У Бунина ни одно слово поодиночке не ходит. Во всем неожиданные выходы и смыслы. Так и в «Одиночестве». Обидное, вроде бы, противопоставление «проживу без жены» (кстати, «до весны» – это до тепла, значит) и «хорошо бы собаку купить» – отвлекает нас от главного. А что главное? – Камин. И, кстати, камин – источник тепла. Вот затопить его – и всё, почти всё встанет на свои места; а еще купить собаку – и всё станет в меру сил, в меру жизни, в меру творчества.

Но камин. – Мы и не задумываемся. Подумаешь – камин. А это вот какой камин:

Он меж печатными строками

Читал духовными глазами…

/…/

И постепенно в усыпленье

И чувств и дум впадает он,

А перед ним воображенье

Свой пестрый мечет фараон (…) –

это Евгений Онегин, отвергнутый Татьяной. Далее в строфе перечисляется то, что пережил Онегин, но перед нами не работа памяти, воспоминания, по Пушкину: перед нами работа воображения, ей предшествует усыпление (погружение) в чувства и думы.
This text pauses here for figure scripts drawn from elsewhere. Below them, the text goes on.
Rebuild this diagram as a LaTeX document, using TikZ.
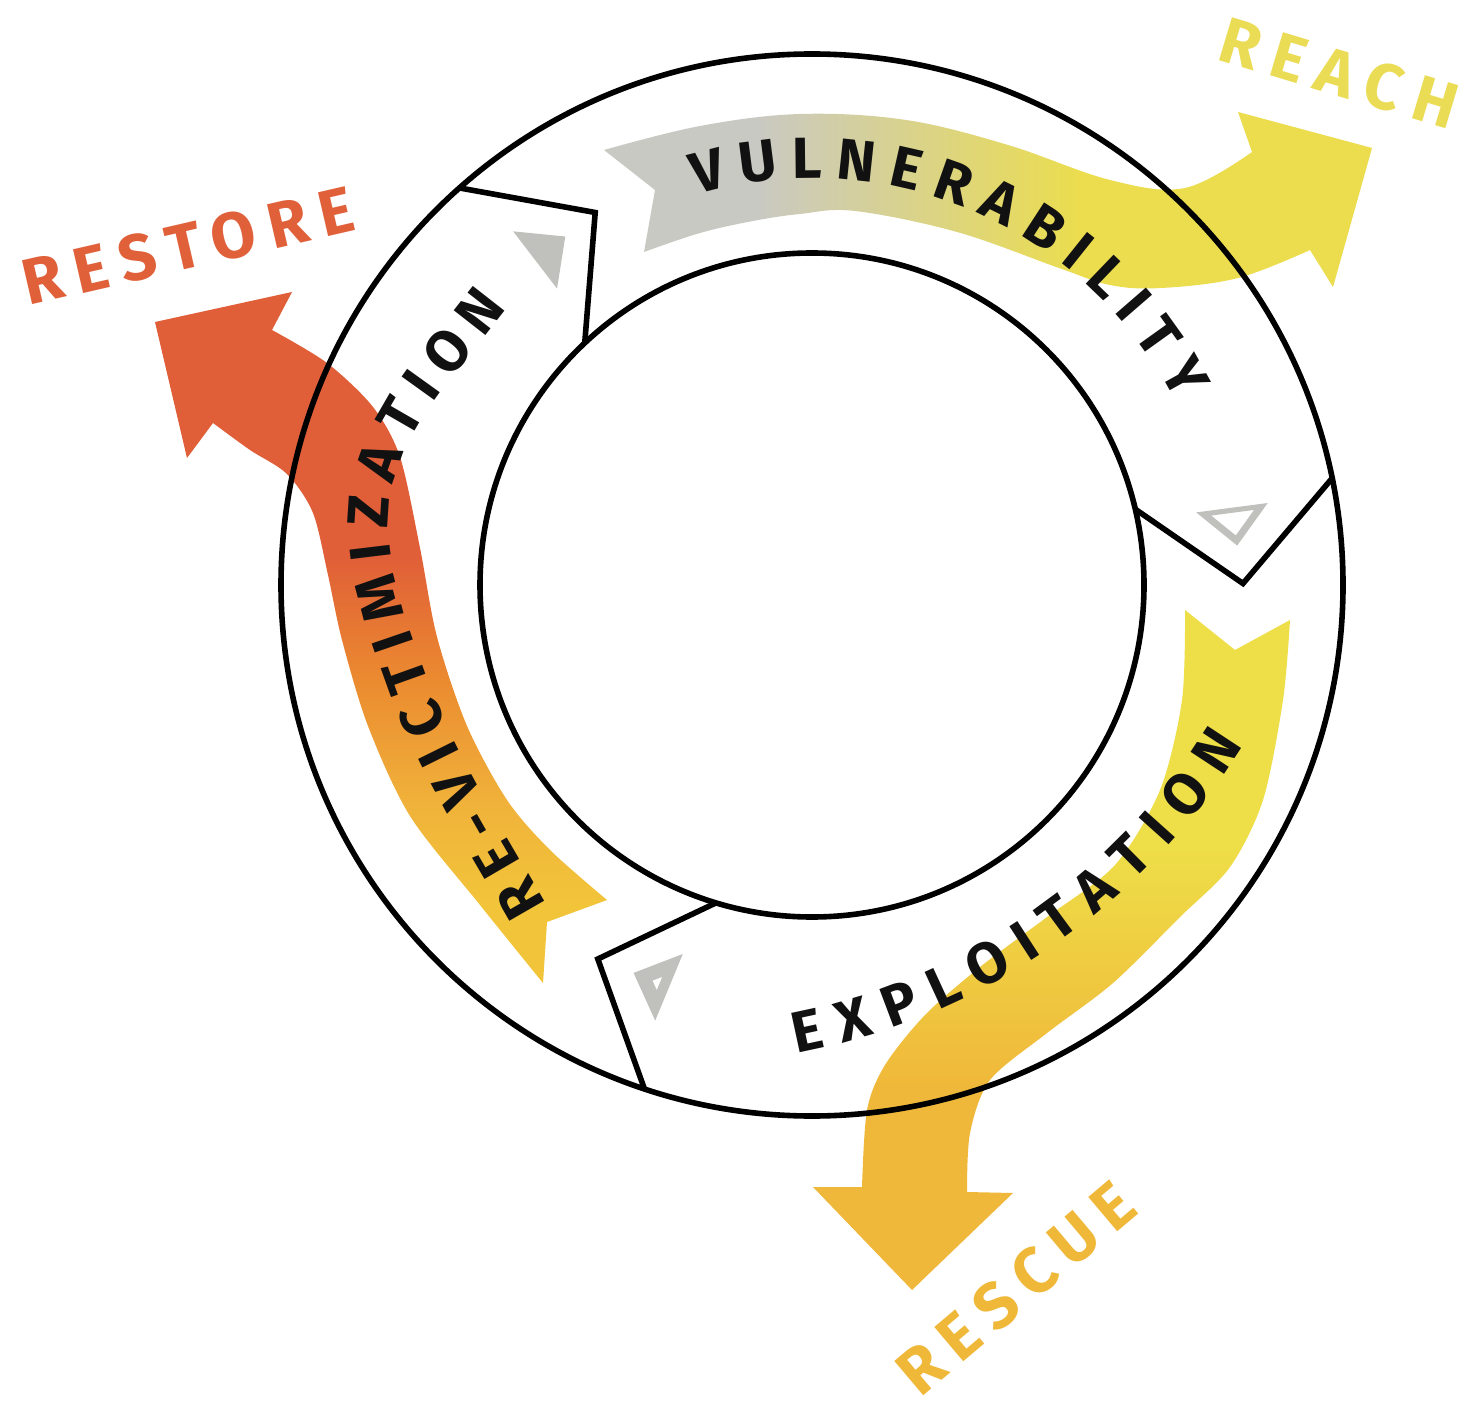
\documentclass[tikz,border=0pt]{standalone}
\usepackage{fontspec}
\usetikzlibrary{calc,decorations.text}
\newfontfamily\ringfont{Fira Sans}
\newfontfamily\labelfont[LetterSpace=20]{Fira Sans}
\newcommand\ringstyle{\ringfont\bfseries\fontsize{14.5}{14.5}\selectfont}
\definecolor{vgrey}{HTML}{C9C9C3}
\definecolor{vyel}{HTML}{EBDD4E}
\definecolor{rred}{HTML}{E05E38}
\definecolor{rorange}{HTML}{EB8A30}
\definecolor{ryelor}{HTML}{F0B23A}
\definecolor{ryel}{HTML}{F2C43A}
\definecolor{eyel}{HTML}{EEDF48}
\definecolor{eorange}{HTML}{F0B83A}
\definecolor{trigrey}{HTML}{C0C0BC}
\definecolor{reachcol}{HTML}{EBDC55}
\definecolor{restorecol}{HTML}{E0603A}
\definecolor{rescuecol}{HTML}{F0B838}
\definecolor{inkcol}{HTML}{111111}
\pgfdeclarehorizontalshading{shadeA}{100bp}{color(0bp)=(vgrey); color(35bp)=(vgrey); color(56bp)=(vyel); color(100bp)=(vyel)}
\pgfdeclareverticalshading{shadeB}{100bp}{color(0bp)=(ryel); color(31bp)=(ryel); color(38bp)=(ryelor); color(47bp)=(rorange); color(56bp)=(rred); color(100bp)=(rred)}
\pgfdeclareverticalshading{shadeC}{100bp}{color(0bp)=(eorange); color(40bp)=(eorange); color(58bp)=(eyel); color(100bp)=(eyel)}
\begin{document}
\begin{tikzpicture}[x=0.25pt,y=-0.25pt,
  ring/.style={draw=black, line width=1.4pt},
  divider/.style={draw=black, line width=1.4pt, line join=miter},
  ringtext/.style={decorate, decoration={text along path, text align={fit to path}, text={|\ringstyle\color{inkcol}|#1}}},
  lbl/.style={font=\labelfont\bfseries\fontsize{16.2}{16.2}\selectfont, inner sep=0pt}
]
\useasboundingbox[fill=white] (0,0) rectangle (1474,1410);
\coordinate (C) at (812,585);
% ribbon A: vulnerability -> reach
\shade[shading=shadeA] plot[smooth, tension=0.6] coordinates {(604,150) (700,126) (800,114) (906,120) (1008,145) (1110,180) (1185,188) (1252,152)}
  -- (1238,112) -- (1372,148) -- (1333,287) -- (1310,250)
  -- plot[smooth, tension=0.6] coordinates {(1310,250) (1238,278) (1161,288) (1110,285) (1059,268) (957,232) (855,211) (800,214) (753,221) (700,233) (644,252)}
  -- (655,190) -- cycle;
% ribbon B: re-victimization -> restore
\shade[shading=shadeB] plot[smooth] coordinates {(272,330) (327,363) (373,407) (400,457) (420,548) (437,637) (467,726) (507,800) (550,850) (607,900)}
  -- (547,922) -- (543,983)
  -- plot[smooth] coordinates {(543,983) (480,905) (410,816) (368,726) (342,640) (328,575) (313,513) (287,474) (250,450) (213,423)}
  -- (187,458) -- (155,322) -- (292,292) -- cycle;
% ribbon C: exploitation -> rescue
\shade[shading=shadeC] plot[smooth] coordinates {(1185,610) (1182,700) (1160,790) (1115,865) (1047,917) (980,967) (925,1015) (885,1065) (867,1110) (862,1187)}
  -- (813,1187) -- (912,1290) -- (1013,1193) -- (967,1192)
  -- plot[smooth] coordinates {(967,1192) (970,1133) (990,1080) (1047,1033) (1113,983) (1180,917) (1230,867) (1263,800) (1283,700) (1290,620)}
  -- (1235,650) -- cycle;
% ring
\draw[ring] (C) circle[radius=531];
\draw[ring] (C) circle[radius=332];
\foreach \p/\n in {131.6/a, 11.6/b, 251.6/c}{
  \coordinate (out\n) at ($(C)+({-\p}:531)$);
  \coordinate (tip\n) at ($(C)+({-(\p-11.4)}:431)$);
  \coordinate (in\n) at ($(C)+({-(\p+1.6)}:332)$);
  \draw[divider] (out\n) -- (tip\n) -- (in\n);
  \coordinate (ta\n) at ($(C)+({-(\p-6.3)}:427)$);
  \coordinate (tb\n) at ($(C)+({-(\p-1.4)}:463)$);
  \coordinate (tc\n) at ($(C)+({-(\p-0.9)}:391)$);
  \coordinate (tg\n) at ($1/3*(ta\n)+1/3*(tb\n)+1/3*(tc\n)$);
}
% grey markers
\fill[trigrey] (taa) -- (tba) -- (tca) -- cycle;
\fill[trigrey, even odd rule] (tab) -- (tbb) -- (tcb) -- cycle
  ($(tgb)!0.6!(tab)$) -- ($(tgb)!0.6!(tbb)$) -- ($(tgb)!0.6!(tcb)$) -- cycle;
\fill[trigrey, even odd rule] (tac) -- (tbc) -- (tcc) -- cycle
  ($(tgc)!0.2!(tac)$) -- ($(tgc)!0.2!(tbc)$) -- ($(tgc)!0.2!(tcc)$) -- cycle;
% ring texts
\path[ringtext=VULNERABILITY] ($(C)+(-106.5:407)$) arc[start angle=-106.5, end angle=-26.7, radius=407];
\path[ringtext=EXPLOITATION] ($(669,391)+(79.1:675)$) arc[start angle=79.1, end angle=31.7, radius=675];
\path[ringtext=RE-VICTIMIZATION] (546,905) .. controls (503,829) and (456,757) .. (426,675)
  .. controls (405,616) and (378,548) .. (393,487)
  .. controls (410,417) and (464,366) .. (507,308);
% labels
\node[lbl, text=restorecol, rotate=13] (restore) at (188,246) {RESTORE};
\node[lbl, text=reachcol, rotate=-16.7] (reach) at (1339,73) {REACH};
\node[lbl, text=rescuecol, rotate=40.2] (rescue) at (1016,1288) {RESCUE};
\end{tikzpicture}
\end{document}
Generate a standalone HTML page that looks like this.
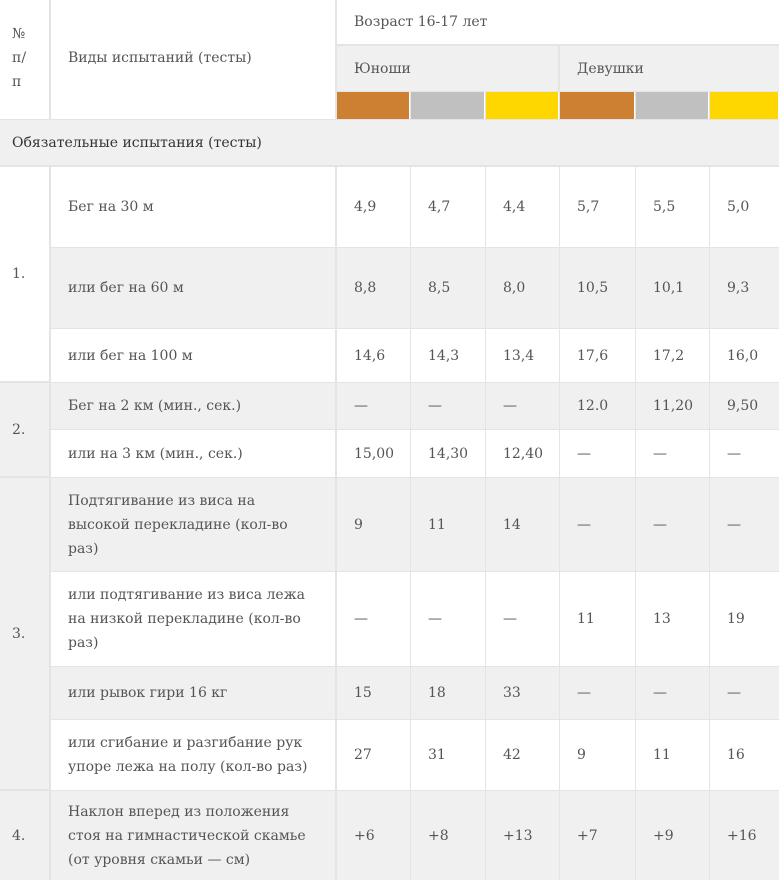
<!DOCTYPE html>
<html><head><meta charset="utf-8">
<style>
body{margin:0;width:784px;height:880px;background:#fff;overflow:hidden;font-family:"DejaVu Serif","Liberation Serif",serif;}
#tbl{position:absolute;left:0;top:0;width:779px;height:880px;background:#e4e4e4;}
.c{position:absolute;display:flex;align-items:center;box-sizing:border-box;color:#555;font-size:14px;line-height:24px;white-space:nowrap;}
.w{background:#fff}.g{background:#f0f0f0}
</style></head><body>
<div id="tbl"></div>
<script>
const colX=[0,50,336,410,485,559,635,709,779];
const rowY=[166,247,328,382,429,477,571,666,719,790,880];
const tests=["Бег на 30 м","или бег на 60 м","или бег на 100 м","Бег на 2 км (мин., сек.)","или на 3 км (мин., сек.)","Подтягивание из виса на<br>высокой перекладине (кол-во<br>раз)","или подтягивание из виса лежа<br>на низкой перекладине (кол-во<br>раз)","или рывок гири 16 кг","или сгибание и разгибание рук<br>упоре лежа на полу (кол-во раз)","Наклон вперед из положения<br>стоя на гимнастической скамье<br>(от уровня скамьи — см)"];
const values=[["4,9","4,7","4,4","5,7","5,5","5,0"],["8,8","8,5","8,0","10,5","10,1","9,3"],["14,6","14,3","13,4","17,6","17,2","16,0"],["—","—","—","12.0","11,20","9,50"],["15,00","14,30","12,40","—","—","—"],["9","11","14","—","—","—"],["—","—","—","11","13","19"],["15","18","33","—","—","—"],["27","31","42","9","11","16"],["+6","+8","+13","+7","+9","+16"]];
const groups=[["1.",0,3,"w"],["2.",3,5,"g"],["3.",5,9,"g"],["4.",9,10,"g"]];
const medal=["#cd7f32","#c0c0c0","#ffd700","#cd7f32","#c0c0c0","#ffd700"];
const T=document.getElementById('tbl');
function cell(x1,y1,x2,y2,cls,html,pad){
  const d=document.createElement('div');
  d.className='c '+cls;
  d.style.left=(x1===0?0:x1+1)+'px';d.style.top=(y1===0?0:y1+1)+'px';
  d.style.width=(x2-(x1===0?0:x1+1))+'px';d.style.height=(y2-(y1===0?0:y1+1))+'px';
  d.style.paddingLeft=pad+'px';
  d.innerHTML=html;T.appendChild(d);return d;
}
let e;
e=cell(0,0,49,119,'w','№<br>п/<br>п',12);


e.style.alignItems='flex-start';e.style.paddingTop='22px';
e=cell(50,0,335,119,'w','Виды испытаний (тесты)',17);


e.style.alignItems='flex-start';e.style.paddingTop='46px';
e=cell(336,0,779,44,'w','Возраст 16-17 лет',17);


e=cell(336,45,558,91,'g','Юноши',17);


e=cell(559,45,779,91,'g','Девушки',17);


for(let i=0;i<6;i++){
  e=cell(colX[i+2],91,colX[i+3]-(i<5?0:0),119,'w','',0);
  e.style.background=medal[i];
  e.style.borderRight='1px solid #fff';
  
  
}
e=cell(0,119,779,165,'g','Обязательные испытания (тесты)',12);
e.style.color='#333';


for(const gr of groups){
  e=cell(0,rowY[gr[1]],49,rowY[gr[2]]-(gr[2]<10?1:0),gr[3],gr[0],12);
  
  
}
const bgs=["w","g","w","g","w","g","w","g","w","g"];
for(let r=0;r<tests.length;r++){
  const y1=rowY[r],y2=rowY[r+1]-(r<9?0:0);
  e=cell(50,y1,335,y2,bgs[r],tests[r],17);
  
  
  for(let c=0;c<6;c++){
    e=cell(colX[c+2],y1,colX[c+3]-(c<5?0:0),y2,bgs[r],values[r][c],17);
    
    
  }
}
</script>
</body></html>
Пушкин прямым свидетельством обозначает здесь порядок и работу творческого созидания, то, что мы до сих пор считаем «тайной творчества» –

Он так привык теряться в этом,

Что чуть с ума не своротил

Или не сделался поэтом.

Признаться: то-то б одолжил!

А точно: силой магнетизма

Стихов российских механизма

Едва в то время не постиг

Мой бестолковый ученик.

Как походил он на поэта,

Когда в углу сидел один,

И перед ним пылал камин…

Так и художник в «Одиночестве». Все условия необходимые и достаточные для творчества присутствуют: одиночество есть, есть и камин. Остается только затопить камин…

И купить собаку? – Да. Это собственный выход Бунина – купить собаку, чтобы было с кем «всегда делить думы».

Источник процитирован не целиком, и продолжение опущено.